I don't recall telling the BOF why I needed to change the quantity and I don't think they asked. I was just told to make the change on the dros to the correct quantity. If they told you that you should only do the change to correct a mistake, and I have no reason to think they didn't say that, it sounds like they are, yet again, making it up on the fly. It would be pretty tough to determine when a mistake is made and when a long gun is simply added to a dros. Is that really a hair they want to split ???

kemasa
09-10-2010, 6:56 AM
The problem is that if you change the number, it is a red flag for them. They might start looking closer. If they find information which shows that it was not a single sale, then you could have a problem and they might do something, but then again they might not care at all. The question is whether you are willing to risk your business for something in which you really don't get anything?

TripleT
09-10-2010, 7:19 AM
I agree that during an audit a handwritten change to the quantity will stick out as would any handwritten change. The problem with them proving anything or investigating further would be they would have already purged their record, if it wasn't within the last 15 days. How could a dealer be expected to remember what the reason was for the change unless he added or attached additional notes or information (not required) ? For all practical purposes, I don't see an issue, other than dealer policy or comfort level, which is always something that is entirely up to the FFL. The likely hood of any problems arising from adding a long gun are slim to none in my estimation. Just my opinion but if you don't feel comfortable, don't do it. I don't think telling other FFL's that it is ok to add a long gun is giving bad advise or placing them at odds with the BOF. Again, just my opinion.

halifax
09-10-2010, 7:40 AM
When did the BOF lose sight of the stated purpose of the DROS? I thought it was meant to verify that a person is not a prohibited person. If an individual is GTG and long guns aren't registered, why, oh why, can't we add long guns to a DROS before the paperwork is finalized?

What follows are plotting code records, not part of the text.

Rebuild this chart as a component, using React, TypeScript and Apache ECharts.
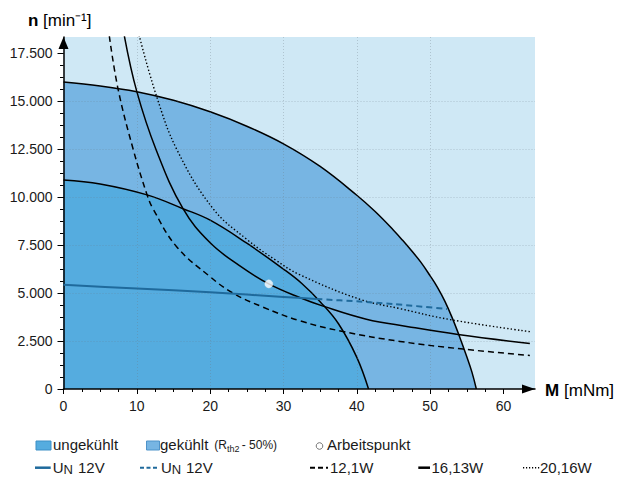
import React, { useEffect, useRef } from 'react';
import * as echarts from 'echarts';

// ---- axis ticks ----
const xTicks = [0, 10, 20, 30, 40, 50, 60];
const xMinorTicks = [0, 2.5, 5, 7.5, 10, 12.5, 15, 17.5, 20, 22.5, 25, 27.5, 30, 32.5, 35, 37.5, 40, 42.5, 45, 47.5, 50, 52.5, 55, 57.5, 60, 62.5];
const yTicks = [0, 2500, 5000, 7500, 10000, 12500, 15000, 17500];
const yMinorTicks = [0, 625, 1250, 1875, 2500, 3125, 3750, 4375, 5000, 5625, 6250, 6875, 7500, 8125, 8750, 9375, 10000, 10625, 11250, 11875, 12500, 13125, 13750, 14375, 15000, 15625, 16250, 16875, 17500];

// ---- data: [M (mNm), n (min^-1)] ----
const gekuehlt = [[0, 16000], [5, 15800], [10, 15500], [15, 15050], [20, 14450], [25, 13700], [30, 12780], [35, 11600], [40, 10100], [42.5, 9250], [45, 8280], [46.25, 7750], [47.5, 7190], [48.75, 6600], [50, 5900], [51, 5300], [52, 4580], [53, 3720], [54, 2740], [55, 1680], [55.7, 880], [56.3, 0]];
const ungekuehlt = [[0, 10900], [5, 10690], [11.4, 10120], [16.3, 9400], [20, 8800], [25, 7600], [30, 6250], [32.5, 5500], [35, 4550], [37.5, 3400], [40, 1650], [41.6, 0]];
const p12_1W = [[6.25, 18400], [7.45, 15620], [9.5, 12500], [11.4, 10120], [12.2, 9400], [15.4, 7430], [20, 5850], [23.1, 5000], [27.2, 4270], [32.2, 3560], [38.1, 3000], [45.9, 2480], [54.5, 2080], [63.6, 1750]];
const p16_13W = [[8.3, 18400], [10, 15500], [12.6, 12500], [16.3, 9400], [20, 7620], [24, 6430], [28, 5480], [32.2, 4770], [35.4, 4320], [41.3, 3640], [47, 3250], [53.8, 2840], [63.6, 2370]];
const p20_16W = [[10.3, 18450], [12.7, 15250], [15.5, 12450], [20.4, 9400], [25, 7800], [29, 6700], [32.2, 5960], [40.4, 4680], [46, 4180], [52.7, 3620], [63.6, 2990]];
const unSolid = [[0, 5430], [10, 5240], [20, 5040], [30, 4800], [34.5, 4690]];
const unDashed = [[34.5, 4690], [40, 4570], [45, 4430], [52.3, 4170]];
const arbeitspunkt = [[28, 5480]];

const FF = '"Liberation Sans", Arial, Helvetica, sans-serif';
const C_LIGHT = '#cfe8f5';
const C_MED = '#77b5e3';
const C_DARK = '#55acdf';
const C_BLUE = '#1f6a9c';

function fmtDE(v: number): string {
  if (v >= 1000) {
    const th = Math.floor(v / 1000);
    const rest = String(Math.round(v % 1000)).padStart(3, '0');
    return th + '.' + rest;
  }
  return String(v);
}

function txt(x: number, y: number, text: string, size: number, extra: any = {}) {
  return {
    type: 'text',
    x,
    y,
    silent: true,
    style: {
      text,
      fontSize: size,
      fontFamily: FF,
      fill: '#1a1a1a',
      textAlign: 'left',
      textVerticalAlign: 'middle',
      align: 'left',
      verticalAlign: 'middle',
      ...extra,
    },
  };
}

function seg(x1: number, x2: number, y: number, stroke: string, lineWidth: number, lineDash?: number[]) {
  return {
    type: 'line',
    silent: true,
    shape: { x1, y1: y, x2, y2: y },
    style: { stroke, lineWidth, lineDash: lineDash || null },
  };
}

export default function App() {
  const ref = useRef<HTMLDivElement>(null);

  useEffect(() => {
    const chart = echarts.init(ref.current!, null, { renderer: 'svg' });
    const gridLine = { type: [1, 2], color: 'rgba(110,120,130,0.32)', width: 1 };
    const option: any = {
      animation: false,
      grid: { left: 63.5, right: 90, top: 37, bottom: 88, show: true, backgroundColor: C_LIGHT, borderWidth: 0 },
      xAxis: [
        {
          type: 'value', min: 0, max: 64.3, interval: 10, position: 'bottom', z: 5,
          axisLine: { show: true, onZero: false, lineStyle: { color: '#000', width: 1.5 }, symbol: ['none', 'triangle'], symbolSize: [9, 13], symbolOffset: [0, -6.5] },
          axisTick: { show: true, customValues: xTicks, length: 5, lineStyle: { color: '#000', width: 1 } },
          axisLabel: { show: true, customValues: xTicks, fontSize: 14, color: '#1a1a1a', margin: 10, fontFamily: FF },
          splitLine: { show: true, showMinLine: false, showMaxLine: false, lineStyle: gridLine },
        },
        {
          type: 'value', min: 0, max: 64.3, position: 'bottom', z: 5,
          axisLine: { show: false, onZero: false },
          axisTick: { show: true, customValues: xMinorTicks, length: 3, lineStyle: { color: '#000', width: 1 } },
          axisLabel: { show: false },
          splitLine: { show: false },
        },
      ],
      yAxis: [
        {
          type: 'value', min: 0, max: 18350, interval: 2500, position: 'left', z: 5,
          axisLine: { show: true, onZero: false, lineStyle: { color: '#000', width: 1.5 }, symbol: ['none', 'triangle'], symbolSize: [10, 12], symbolOffset: [0, -6] },
          axisTick: { show: true, customValues: yTicks, length: 6, lineStyle: { color: '#000', width: 1 } },
          axisLabel: { show: true, customValues: yTicks, fontSize: 14, color: '#1a1a1a', margin: 11, fontFamily: FF, formatter: (v: number) => fmtDE(v) },
          splitLine: { show: true, showMinLine: false, showMaxLine: false, lineStyle: gridLine },
        },
        {
          type: 'value', min: 0, max: 18350, position: 'left', z: 5,
          axisLine: { show: false, onZero: false },
          axisTick: { show: true, customValues: yMinorTicks, length: 3.5, lineStyle: { color: '#000', width: 1 } },
          axisLabel: { show: false },
          splitLine: { show: false },
        },
      ],
      series: [
        {
          name: 'gekühlt', type: 'line', data: gekuehlt, smooth: 0.4, symbol: 'none', z: 2,
          lineStyle: { color: '#000', width: 1.5 }, areaStyle: { color: C_MED, opacity: 1 },
        },
        {
          name: 'ungekühlt', type: 'line', data: ungekuehlt, smooth: 0.4, symbol: 'none', z: 2,
          lineStyle: { color: '#000', width: 1.5 }, areaStyle: { color: C_DARK, opacity: 1 },
        },
        {
          name: '12,1W', type: 'line', data: p12_1W, smooth: 0.4, symbol: 'none', z: 11,
          lineStyle: { color: '#000', width: 1.5, type: [6, 4] },
        },
        {
          name: '16,13W', type: 'line', data: p16_13W, smooth: 0.4, symbol: 'none', z: 11,
          lineStyle: { color: '#000', width: 1.5 },
        },
        {
          name: '20,16W', type: 'line', data: p20_16W, smooth: 0.4, symbol: 'none', z: 11,
          lineStyle: { color: '#000', width: 1.4, type: [1.4, 2.2] },
        },
        {
          name: 'UN 12V', type: 'line', data: unSolid, smooth: 0.3, symbol: 'none', z: 12,
          lineStyle: { color: C_BLUE, width: 2 },
        },
        {
          name: 'UN 12V gekühlt', type: 'line', data: unDashed, smooth: 0.3, symbol: 'none', z: 12,
          lineStyle: { color: C_BLUE, width: 2, type: [6, 4] },
        },
        {
          name: 'Arbeitspunkt', type: 'scatter', data: arbeitspunkt, symbol: 'circle', symbolSize: 8, z: 20,
          itemStyle: { color: '#ffffff', borderColor: '#f4f4f4', borderWidth: 0.5 },
        },
      ],
      graphic: {
        elements: [
          // axis names
          txt(28, 20, 'n', 17, { fontWeight: 'bold', fill: '#000' }),
          txt(43, 20, '[min⁻¹]', 17, { fill: '#000' }),
          txt(545, 390.5, 'M', 17, { fontWeight: 'bold', fill: '#000' }),
          txt(564, 390.5, '[mNm]', 17, { fill: '#000' }),
          // in-plot label U_N
          txt(99, 275.8, 'U', 16, { fill: '#111' }),
          txt(110.7, 279.5, 'N', 12, { fill: '#111' }),
          // legend row 1
          { type: 'rect', silent: true, shape: { x: 36, y: 441, width: 15, height: 9 }, style: { fill: C_DARK, stroke: '#3d8fc6', lineWidth: 1 } },
          txt(53, 444, 'ungekühlt', 15),
          { type: 'rect', silent: true, shape: { x: 146.5, y: 441, width: 13, height: 9 }, style: { fill: C_MED, stroke: '#4f93c9', lineWidth: 1 } },
          txt(160, 444, 'gekühlt', 15),
          txt(214.3, 444.8, '(R', 12),
          txt(227, 448.9, 'th2', 9),
          txt(241.7, 444.8, '- 50%)', 12),
          { type: 'circle', silent: true, shape: { cx: 319.5, cy: 446, r: 3.3 }, style: { fill: '#fff', stroke: '#777', lineWidth: 1 } },
          txt(327, 444, 'Arbeitspunkt', 15),
          // legend row 2
          seg(35, 50.7, 467.7, C_BLUE, 2.5),
          txt(52.7, 467.5, 'U', 15),
          txt(63.5, 469.7, 'N', 13),
          txt(78, 467.5, '12V', 15),
          seg(140, 158.3, 467.7, C_BLUE, 2, [4, 2.5]),
          txt(161, 467.5, 'U', 15),
          txt(171.8, 469.7, 'N', 13),
          txt(186, 467.5, '12V', 15),
          seg(310, 328, 467.7, '#000', 2, [5, 3]),
          txt(330, 467.5, '12,1W', 15),
          seg(418.3, 430, 467.7, '#000', 2.5),
          txt(431.5, 467.5, '16,13W', 15),
          seg(523, 539.5, 467.7, '#000', 1.5, [1.2, 1.8]),
          txt(540, 467.5, '20,16W', 15),
        ],
      },
    };
    chart.setOption(option);
    return () => chart.dispose();
  }, []);

  return (
    <div
      ref={ref}
      style={{ position: 'absolute', left: 0, top: 0, width: 625, height: 477, background: '#ffffff' }}
    />
  );
}
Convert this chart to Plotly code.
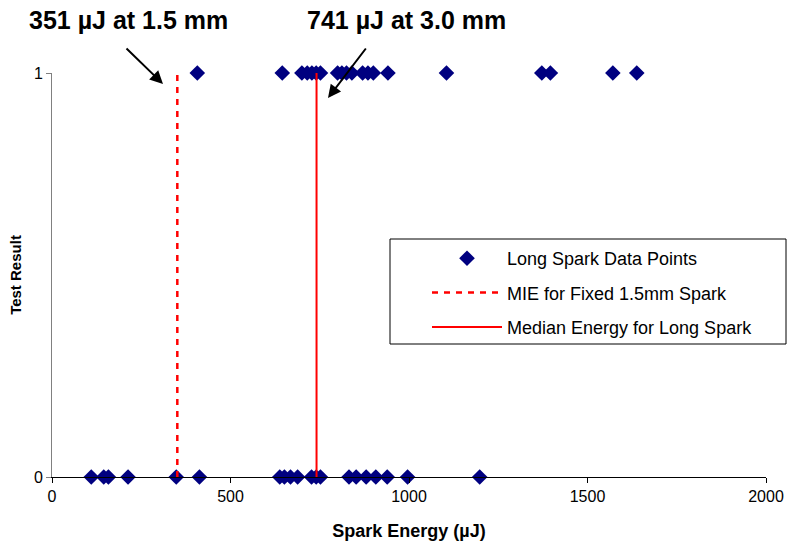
import plotly.graph_objects as go

# Data
energy_fail = [110, 145, 158, 213, 348, 413, 638, 651, 668, 688, 727, 740, 752,
               832, 852, 880, 907, 939, 996, 1198]
energy_ignite = [407, 645, 700, 715, 728, 740, 752, 800, 812, 825, 840, 870, 885,
                 900, 941, 1105, 1372, 1396, 1571, 1638]
mie_fixed = 351
median_long = 741
x_ticks = [0, 500, 1000, 1500, 2000]
y_ticks = [0, 1]

FONT = "Liberation Sans, Arial, sans-serif"

# plot area in pixels
L, R, T, B = 52, 766, 73, 477
W, H = R - L, B - T


def px_x(p):
    return (p - L) / W


def px_y(p):
    return (B - p) / H


xs = energy_fail + energy_ignite
ys = [0] * len(energy_fail) + [1] * len(energy_ignite)

fig = go.Figure()
fig.add_trace(go.Scatter(
    x=xs, y=ys, mode="markers", name="Long Spark Data Points",
    marker=dict(symbol="diamond", size=12, color="#000080",
                line=dict(width=0)),
    cliponaxis=False, legendgroup="a"))
fig.add_trace(go.Scatter(
    x=[mie_fixed, mie_fixed], y=[0, 1], mode="lines",
    name="MIE for Fixed 1.5mm Spark",
    line=dict(color="#ff0000", width=2.5, dash="6px,6px"), legendgroup="b"))
fig.add_trace(go.Scatter(
    x=[median_long, median_long], y=[0, 1], mode="lines",
    name="Median Energy for Long Spark",
    line=dict(color="#ff0000", width=2), legendgroup="c"))

fig.update_layout(
    width=787, height=545,
    margin=dict(l=L, r=787 - R, t=T, b=545 - B),
    plot_bgcolor="white", paper_bgcolor="white",
    font=dict(family=FONT, size=16, color="black"),
    showlegend=True,
    legend=dict(x=px_x(427), y=px_y(240), xanchor="left", yanchor="top",
                borderwidth=0, bgcolor="rgba(0,0,0,0)",
                font=dict(size=18, family=FONT), itemwidth=70,
                tracegroupgap=8, traceorder="grouped"),
    xaxis=dict(range=[0, 2000], tickvals=x_ticks, showgrid=False,
               zeroline=False, showline=True, linecolor="black", linewidth=1,
               ticks="outside", ticklen=5, tickcolor="black",
               tickfont=dict(size=16), automargin=False,
               title=dict(text="<b>Spark Energy (µJ)</b>",
                          font=dict(size=18), standoff=20)),
    yaxis=dict(range=[0, 1], tickvals=y_ticks, showgrid=False,
               zeroline=False, showline=True, linecolor="#808080", linewidth=1,
               ticks="outside", ticklen=5, tickcolor="#808080",
               tickfont=dict(size=16), automargin=False,
               title=dict(text="<b>Test Result</b>", font=dict(size=15),
                          standoff=8)),
)

# legend frame
fig.add_shape(type="rect", xref="paper", yref="paper",
              x0=px_x(390), x1=px_x(786), y0=px_y(344), y1=px_y(239),
              line=dict(color="black", width=1), fillcolor="rgba(0,0,0,0)",
              layer="below")


def data_x(p):
    return px_x(p) * 2000


def data_y(p):
    return px_y(p)


fig.add_annotation(x=data_x(163), y=data_y(84), xref="x", yref="y",
                   ax=data_x(125), ay=data_y(47), axref="x", ayref="y",
                   text="", showarrow=True, arrowhead=2, arrowsize=1.3,
                   arrowwidth=2, arrowcolor="black", standoff=0)
fig.add_annotation(x=data_x(328), y=data_y(98), xref="x", yref="y",
                   ax=data_x(367), ay=data_y(47), axref="x", ayref="y",
                   text="", showarrow=True, arrowhead=2, arrowsize=1.3,
                   arrowwidth=2, arrowcolor="black", standoff=0)
fig.add_annotation(xref="paper", yref="paper", x=px_x(128), y=px_y(20),
                   xanchor="center", yanchor="middle",
                   text="<b>351 µJ at 1.5 mm</b>",
                   showarrow=False, font=dict(size=25, family=FONT))
fig.add_annotation(xref="paper", yref="paper", x=px_x(406), y=px_y(20),
                   xanchor="center", yanchor="middle",
                   text="<b>741 µJ at 3.0 mm</b>",
                   showarrow=False, font=dict(size=25, family=FONT))

fig.write_html("out.html")
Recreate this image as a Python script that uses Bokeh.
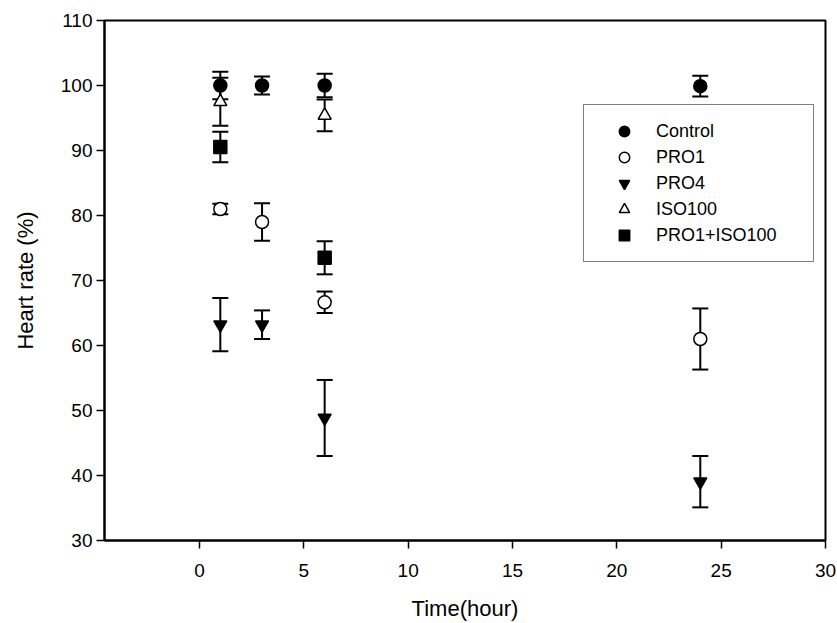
from bokeh.plotting import figure
from bokeh.models import (ColumnDataSource, Whisker, TeeHead, FixedTicker,
                          Legend, LegendItem, Range1d)
from bokeh.embed import file_html
from bokeh.resources import INLINE

# ---- data ----
time_h = [1, 3, 6, 24]
control_mean = [100.0, 100.0, 100.0, 99.9]
control_se = [2.1, 1.4, 1.8, 1.6]
pro1_mean = [81.0, 79.0, 66.65, 61.0]
pro1_se = [0.8, 2.9, 1.65, 4.7]
pro4_mean = [63.2, 63.2, 48.85, 39.05]
pro4_se = [4.1, 2.2, 5.85, 3.95]
iso_time = [1, 6]
iso100_mean = [97.5, 95.4]
iso100_se = [3.7, 2.45]
combo_time = [1, 6]
combo_mean = [90.55, 73.5]
combo_se = [2.35, 2.55]

x_ticks = [0, 5, 10, 15, 20, 25, 30]
y_ticks = [30, 40, 50, 60, 70, 80, 90, 100, 110]

FONT = "Liberation Sans"

p = figure(frame_width=721, frame_height=520,
           x_range=Range1d(-4.55, 30), y_range=Range1d(30, 110),
           output_backend="svg", toolbar_location=None,
           min_border_left=104, min_border_right=12,
           min_border_top=20, min_border_bottom=70)
p.xgrid.visible = False
p.ygrid.visible = False
p.outline_line_color = "black"
p.outline_line_width = 2
p.background_fill_color = "white"
p.border_fill_color = "white"

for ax in (p.xaxis, p.yaxis):
    ax.axis_line_width = 2
    ax.axis_line_color = "black"
    ax.major_tick_out = 8
    ax.major_tick_in = 0
    ax.major_tick_line_width = 1.5
    ax.major_tick_line_color = "black"
    ax.minor_tick_line_color = None
    ax.major_label_text_font = FONT
    ax.major_label_text_font_size = "19px"
    ax.major_label_text_color = "black"
    ax.axis_label_text_font = FONT
    ax.axis_label_text_font_size = "22px"
    ax.axis_label_text_font_style = "normal"
    ax.axis_label_text_color = "black"

p.xaxis.ticker = FixedTicker(ticks=x_ticks)
p.yaxis.ticker = FixedTicker(ticks=y_ticks)
p.xaxis.major_label_standoff = 15
p.yaxis.major_label_standoff = 4
p.xaxis.axis_label_standoff = 16
p.yaxis.axis_label_standoff = 20
p.xaxis.axis_label = "Time(hour)"
p.yaxis.axis_label = "Heart rate (%)"


def add_series(x, m, se, marker, fill):
    src = ColumnDataSource(dict(
        x=x, y=m,
        upper=[a + b for a, b in zip(m, se)],
        lower=[a - b for a, b in zip(m, se)]))
    w = Whisker(source=src, base="x", upper="upper", lower="lower",
                dimension="height", line_width=2, line_color="black",
                upper_head=TeeHead(size=16, line_width=2, line_color="black"),
                lower_head=TeeHead(size=16, line_width=2, line_color="black"),
                level="underlay")
    p.add_layout(w)
    return p.scatter("x", "y", source=src, marker=marker, size=13,
                     fill_color=fill, line_color="black", line_width=1.5)


r_iso = add_series(iso_time, iso100_mean, iso100_se, "triangle", "white")
r_combo = add_series(combo_time, combo_mean, combo_se, "square", "black")
r_pro4 = add_series(time_h, pro4_mean, pro4_se, "inverted_triangle", "black")
r_pro1 = add_series(time_h, pro1_mean, pro1_se, "circle", "white")
r_ctrl = add_series(time_h, control_mean, control_se, "circle", "black")

legend = Legend(items=[
    LegendItem(label="Control", renderers=[r_ctrl]),
    LegendItem(label="PRO1", renderers=[r_pro1]),
    LegendItem(label="PRO4", renderers=[r_pro4]),
    LegendItem(label="ISO100", renderers=[r_iso]),
    LegendItem(label="PRO1+ISO100", renderers=[r_combo]),
], location=(479, 278), margin=0, padding=13, spacing=0,
    glyph_width=54, glyph_height=26, label_height=26, label_width=144,
    label_standoff=5, border_line_color="black", border_line_width=1.5,
    background_fill_color="white", background_fill_alpha=1.0,
    label_text_font=FONT, label_text_font_size="18px",
    label_text_color="black")
p.add_layout(legend)

open("out.html", "w").write(file_html(p, INLINE))
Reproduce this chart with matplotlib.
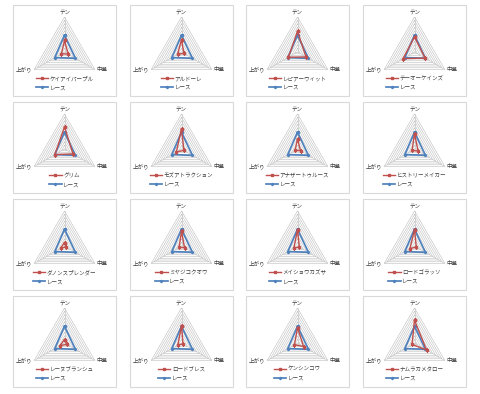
import numpy as np
import matplotlib
matplotlib.use("Agg")
import matplotlib.pyplot as plt
from matplotlib.patches import Rectangle

plt.rcParams['font.family'] = ['Noto Sans CJK JP', 'DejaVu Sans']

# ---- data ----
axes_labels = ["テン", "中盤", "上がり"]
horse_names = ["ケイアイパープル", "アルドーレ", "レピアーウィット", "テーオーケインズ",
               "グリム", "モズアトラクション", "アナザートゥルース", "ヒストリーメイカー",
               "ダノンスプレンダー", "ミヤジコクオウ", "メイショウカズサ", "ロードゴラッソ",
               "レーヌブランシュ", "ロードブレス", "ケンシンコウ", "ナムラカメタロー"]
horse_ten =    [0.33, 0.35, 0.59, 0.43, 0.63, 0.58, 0.29, 0.44,
                0.10, 0.42, 0.47, 0.47, 0.10, 0.50, 0.44, 0.65]
horse_chuban = [0.12, 0.08, 0.28, 0.35, 0.28, 0.08, 0.10, 0.12,
                0.05, 0.10, 0.06, 0.06, 0.08, 0.05, 0.20, 0.40]
horse_agari =  [0.10, 0.13, 0.30, 0.38, 0.32, 0.17, 0.08, 0.08,
                0.13, 0.08, 0.12, 0.15, 0.15, 0.12, 0.10, 0.08]
race_label = "レース"
race_values = [0.48, 0.36, 0.32]  # テン, 中盤, 上がり
n_levels = 10

# ---- layout ----
W, H = 480, 394
fig = plt.figure(figsize=(W / 100, H / 100), dpi=100)
fig.patch.set_facecolor("white")

col_lefts = [13, 130, 246, 363]
row_tops = [5, 102, 199, 296]
box_w, box_h = 103, 91
R = 35

RED = "#C0504D"
BLUE = "#4F81BD"
GRID = "#C4C4C4"

theta = np.array([0, 2 * np.pi / 3, 4 * np.pi / 3])
theta_closed = np.append(theta, theta[0])

for i, name in enumerate(horse_names):
    r, c = divmod(i, 4)
    left, top = col_lefts[c], row_tops[r]
    fig.patches.append(Rectangle((left / W, 1 - (top + box_h) / H), box_w / W, box_h / H,
                                 transform=fig.transFigure, facecolor="none",
                                 edgecolor="#D9D9D9", lw=0.8, zorder=-1))
    cx = left + box_w / 2
    cy = top + 47
    ax = fig.add_axes([(cx - R) / W, 1 - (cy + R) / H, 2 * R / W, 2 * R / H],
                      projection="polar")
    ax.set_theta_zero_location("N")
    ax.set_theta_direction(-1)
    ax.set_ylim(0, 1)
    ax.grid(False)
    ax.spines["polar"].set_visible(False)
    ax.set_xticks([])
    ax.set_yticks([])
    ax.patch.set_alpha(0)

    for k in range(1, n_levels + 1):
        lv = k / n_levels
        ax.plot(theta_closed, [lv] * 4, color=GRID, lw=0.45, zorder=1)
    for t in theta:
        ax.plot([t, t], [0, 1], color=GRID, lw=0.45, zorder=1)

    hv = [horse_ten[i], horse_chuban[i], horse_agari[i]]
    l1, = ax.plot(theta_closed, hv + [hv[0]], color=RED, lw=1.0, marker="s",
                  markersize=1.7, zorder=4, label=name)
    l2, = ax.plot(theta_closed, race_values + [race_values[0]], color=BLUE, lw=1.25,
                  marker="D", markersize=1.2, zorder=3, label=race_label)

    fs = 4
    ax.annotate(axes_labels[0], xy=(theta[0], 1), xytext=(0, 2.0), textcoords="offset points",
                ha="center", va="bottom", fontsize=fs, color="#404040")
    ax.annotate(axes_labels[1], xy=(theta[1], 1), xytext=(1.5, 0), textcoords="offset points",
                ha="left", va="center", fontsize=fs, color="#404040")
    ax.annotate(axes_labels[2], xy=(theta[2], 1), xytext=(-1.5, 0), textcoords="offset points",
                ha="right", va="center", fontsize=fs, color="#404040")

    fig.legend(handles=[l1, l2], loc="center",
               bbox_to_anchor=(cx / W, 1 - (top + 78) / H),
               frameon=False, fontsize=4, handlelength=2.2, handletextpad=0.3,
               labelspacing=0.7, borderpad=0, markerscale=1.0,
               labelcolor="#404040")

fig.savefig("out.png", dpi=100, facecolor="white")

It seems the DROS process is being used (illegally?) to further restrict the rights of CA gun owners.

I hope this is brought up when wildhawker puts together his conference (http://www.calguns.net/calgunforum/showthread.php?t=337726) call.

kemasa
09-10-2010, 7:52 AM
The FFL's records would be the issue and the FFL would be asked why it was changed. I suspect that "I do not recall" would not go over well.

The DROS is mainly about harassment and trying to convince people to not buy firearms. If you already own a firearm, which the CA DOJ is aware of, then why any waiting period? Why do you need to list how many firearms at all? Why isn't the Federal laws and methods enough?

There is the stated purpose and the real purpose. Think about the cost for the DROS, that is not reasonable. The fact that you have to submit a handgun DROS at full cost AND a longgun DROS at full cost shows that there is a serious problem.

With all that said, the law is still the law and while it needs to be changed, that does not mean that it is a good idea to violate the law and risk your business.